Samstagabend, kurz vor halb neun, auf der Schützenwiese, diesem Stadion mitten in der Stadt, wo die Super League nun auch zu Hause ist, zum ersten Mal. Der Speaker hat das schon mehr als einmal gesagt an diesem Abend, ganz so, als könnte er es selbst nicht recht glauben. Vor 37 Jahren hiess die Super League noch Nationalliga A.

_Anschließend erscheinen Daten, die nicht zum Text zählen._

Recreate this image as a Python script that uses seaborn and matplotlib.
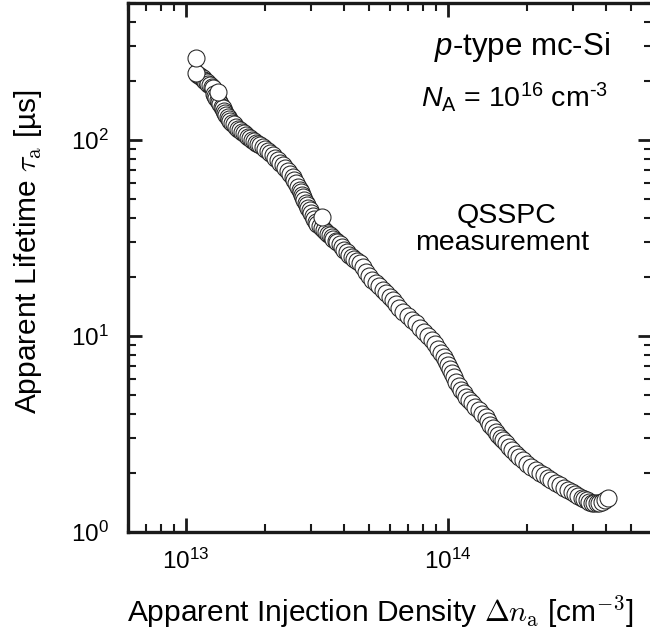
import numpy as np
import pandas as pd
import matplotlib
matplotlib.use("Agg")
import matplotlib.pyplot as plt
import seaborn as sns
from matplotlib.ticker import LogLocator, NullFormatter, FuncFormatter

# Apparent injection density, in units of 1e13 cm^-3
n_e13 = [1.10, 1.11, 1.125, 1.14, 1.155, 1.17, 1.185, 1.20,
         1.215, 1.23, 1.25, 1.27, 1.28, 1.29, 1.305, 1.32, 1.335,
         1.35, 1.365, 1.38, 1.395, 1.41, 1.425, 1.44, 1.455, 1.47, 1.495,
         1.52, 1.55, 1.58, 1.605, 1.63, 1.66, 1.69, 1.72, 1.75, 1.78,
         1.81, 1.845, 1.88, 1.92, 1.96, 2.00, 2.05, 2.09, 2.14, 2.19,
         2.24, 2.29, 2.34, 2.39, 2.44, 2.50, 2.55, 2.59, 2.63, 2.67,
         2.71, 2.74, 2.77, 2.80, 2.83, 2.865, 2.90, 2.93, 2.96, 3.00,
         3.04, 3.08, 3.12, 3.17, 3.23, 3.29, 3.35, 3.41, 3.47,
         3.53, 3.59, 3.65, 3.72, 3.78, 3.85, 3.93, 4.02, 4.11, 4.20,
         4.29, 4.39, 4.49, 4.59, 4.72, 4.85, 5.00, 5.14, 5.30, 5.47,
         5.64, 5.81, 5.98, 6.15, 6.33, 6.51, 6.75, 7.00, 7.27, 7.55,
         7.82, 8.10, 8.40, 8.69, 8.92, 9.15, 9.40, 9.66, 9.83, 10.0,
         10.17, 10.35, 10.55, 10.75, 10.97, 11.2, 11.45, 11.7, 12.0, 12.3,
         12.7, 13.1, 13.5, 13.9, 14.2, 14.5, 14.85, 15.2, 15.55, 15.9,
         16.25, 16.6, 17.1, 17.6, 18.1, 18.6, 19.3, 20.0, 20.8, 21.6,
         22.4, 23.2, 24.0, 24.8, 25.8, 26.8, 27.8, 28.8, 29.6, 30.5,
         31.4, 32.3, 33.0, 33.8, 34.5, 35.3, 36.1, 37.0, 37.7, 38.5,
         39.7, 40.9,
         # points standing out of the trace
         1.32, 3.29, 1.09, 1.09]
# Apparent lifetime in microseconds
tau_us = [217, 214, 211, 209, 206, 203, 200, 198,
          194, 191, 187, 184, 172, 168, 164, 160, 156,
          152, 148, 145, 141, 138, 134, 131, 128, 125, 122,
          120, 117, 114, 112, 110, 108, 106, 104, 102, 100.3,
          98.8, 97.1, 95.5, 93.8, 92.1, 90.0, 88.0, 85.9, 83.8, 81.4,
          79.0, 76.7, 74.5, 72.0, 69.5, 67.0, 64.7, 62.3, 60.0, 57.8,
          55.6, 54.0, 52.5, 50.9, 49.4, 47.9, 46.5, 45.2, 43.9, 42.4,
          41.0, 39.6, 38.2, 37.3, 36.4, 35.5, 34.7, 34.0, 33.3,
          32.6, 32.0, 31.3, 30.7, 30.1, 29.5, 28.5, 27.6, 26.7, 25.9,
          25.3, 24.7, 24.1, 23.6, 22.4, 21.3, 20.3, 19.3, 18.6, 17.9,
          17.2, 16.6, 15.9, 15.2, 14.5, 13.9, 13.3, 12.7, 12.1, 11.6,
          11.0, 10.5, 10.0, 9.54, 9.05, 8.60, 8.20, 7.81, 7.45, 7.10,
          6.78, 6.48, 6.15, 5.85, 5.57, 5.30, 5.09, 4.90, 4.72, 4.55,
          4.36, 4.18, 4.02, 3.86, 3.69, 3.53, 3.38, 3.24, 3.13, 3.02,
          2.93, 2.84, 2.72, 2.61, 2.51, 2.41, 2.32, 2.23, 2.15, 2.07,
          2.01, 1.95, 1.89, 1.84, 1.78, 1.73, 1.68, 1.64, 1.60, 1.56,
          1.52, 1.49, 1.47, 1.45, 1.43, 1.41, 1.40, 1.41, 1.41, 1.42,
          1.45, 1.49,
          176, 40.5, 220, 262]

sns.set_style("ticks")
plt.rcParams['font.family'] = ['Liberation Sans', 'DejaVu Sans']
plt.rcParams['mathtext.fontset'] = 'custom'
plt.rcParams['mathtext.rm'] = 'Liberation Sans'
plt.rcParams['mathtext.it'] = 'Liberation Sans:italic'
plt.rcParams['mathtext.bf'] = 'Liberation Sans:bold'
plt.rcParams['mathtext.sf'] = 'Liberation Sans'
plt.rcParams['text.color'] = 'black'
plt.rcParams['axes.labelcolor'] = 'black'

fig = plt.figure(figsize=(6.5, 6.35), dpi=100)
ax = fig.add_axes([128/650, 103/635, 524/650, 529/635])

df = pd.DataFrame({'n': np.array(n_e13) * 1e13, 'tau': tau_us})
sns.scatterplot(data=df, x='n', y='tau', ax=ax, s=150, color='white',
                edgecolor='#222222', linewidth=0.75, legend=False, zorder=3)

ax.set_xscale('log')
ax.set_yscale('log')
ax.set_xlim(6e12, 6e14)
ax.set_ylim(1, 500)

fmt = FuncFormatter(lambda v, p: r'$10^{%d}$' % int(round(np.log10(v))))
for axis in (ax.xaxis, ax.yaxis):
    axis.set_major_locator(LogLocator(base=10))
    axis.set_minor_locator(LogLocator(base=10, subs=np.arange(2, 10)))
    axis.set_major_formatter(fmt)
    axis.set_minor_formatter(NullFormatter())

for s in ax.spines.values():
    s.set_linewidth(2.4)
    s.set_color('#1a1a1a')

ax.tick_params(which='both', direction='in', top=True, right=True, colors='#1a1a1a')
ax.tick_params(which='major', length=10, width=2.0, labelsize=17.5, labelcolor='black')
ax.tick_params(axis='x', which='major', pad=12)
ax.tick_params(axis='y', which='major', pad=14)
ax.tick_params(which='minor', length=5.5, width=1.5)

ax.set_xlabel(r'Apparent Injection Density $\Delta n_\mathrm{a}$ [cm$^{-3}$]',
              fontsize=21.5, math_fontfamily='cm', color='black')
ax.set_ylabel(r'Apparent Lifetime $\tau_\mathrm{a}$ [µs]',
              fontsize=21.5, math_fontfamily='cm', color='black')
ax.xaxis.set_label_coords(0.482, -0.116)
ax.yaxis.set_label_coords(-0.160, 0.530)

ax.text(0.920, 0.902, r'$p$-type mc-Si', transform=ax.transAxes,
        ha='right', va='baseline', fontsize=22.5, color='black')
ax.text(0.916, 0.803, r'$N_\mathrm{A}$ = 10$^{16}$ cm$^{\mathrm{\text{-}3}}$',
        transform=ax.transAxes, ha='right', va='baseline', fontsize=20.5,
        color='black')
ax.text(0.723, 0.584, 'QSSPC', transform=ax.transAxes,
        ha='center', va='baseline', fontsize=20.5, color='black')
ax.text(0.714, 0.533, 'measurement', transform=ax.transAxes,
        ha='center', va='baseline', fontsize=20.5, color='black')

fig.savefig('out.png', dpi=100)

Unten auf dem Platz laufen sie jetzt ein, die Winterthurer Aufstiegshelden, und neben ihnen der grosse FC Basel. Aus den Lautsprechern Höllenglocken, Hells Bells von AC/DC. Auf den Rängen viel rot und weiss, 8400 Zuschauer - ausverkauft. Die meisten von ihnen stehen und sitzen schon länger da, 45, sogar 60 Minuten früher sind sie ins Stadion gekommen, sie konnten einfach nicht mehr warten.

Wie die drei Freunde, die eben auf der Haupttribüne die Schnupfkurve ins Leben gerufen habe, ein Schnupf bei jedem Tor. Wie Hans Franz, der mitgespielt hat, als Winterthur das letzte Mal erstklassig war. Saison 1984/85, ein kurzer Spass, aber Franz, der Deutsche, ist in Winterthur geblieben und erzählt, dass es unbeschreiblich sei, diese Euphorie, diese Vorfreude.

Freis Fehler und Ramizis Ruhe

Und dann rollt der Ball, er kommt bald einmal zu Fabian Frei, dem Basler Routinier, was für ein Fehlpass. Und dann zu Samir Ramizi, was für eine Ruhe, dritte Minute, 1:0 für Winterthur, auch auf der Anzeigetafel, die über der Bierkurve thront, altehrwürdig, von Hand betrieben, ein Symbol für diesen Klub, man findet auf der Schützenwiese an jeder Ecke ein weiteres.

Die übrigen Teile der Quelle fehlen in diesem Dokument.